What is the global minimum tax?
In October 2021, 137 members of the OECD/G20 Inclusive Framework agreed to a ‘two-pillar solution’ aimed at addressing the erosion of the tax base and profit-shifting by multinationals. This initiative was spurred by the need to address tax challenges arising from digitalization.
Pillar 1 seeks to expand the taxing rights of countries that host multinationals with no physical presence. Pillar 2 seeks to establish a global minimum tax that will be applicable on the profits of large multinational enterprises (MNEs) with a consolidated revenue of €750 billion or more.

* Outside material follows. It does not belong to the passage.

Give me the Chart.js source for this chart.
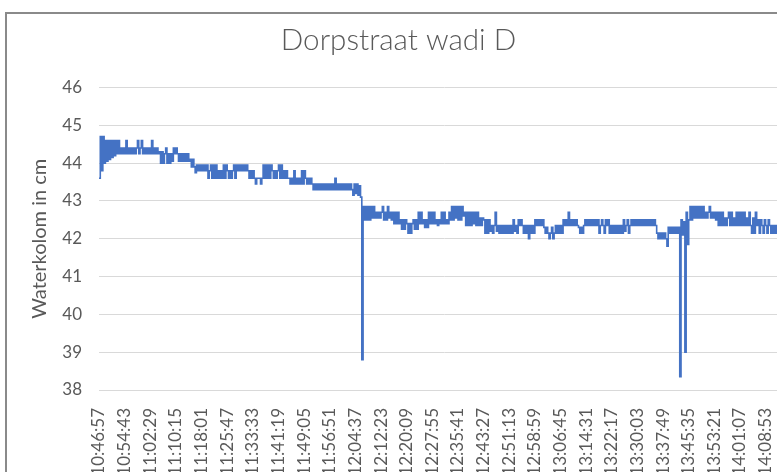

The global minimum tax will be implemented primarily through a rule that will allow the home countries of MNEs to impose a top-up tax on these entities if they are liable for a tax rate of less than 15% in any jurisdiction.
Why does this matter to developing economies?
While many developing economies apply corporate headline tax rates that are above 15%, the use of tax incentives often serves to reduce the actual (effective) rate at which MNEs are taxed. Within this system, governments that forgo revenue through the extension of tax incentives will see that same revenue collected by another jurisdiction – rendering the incentives ineffective.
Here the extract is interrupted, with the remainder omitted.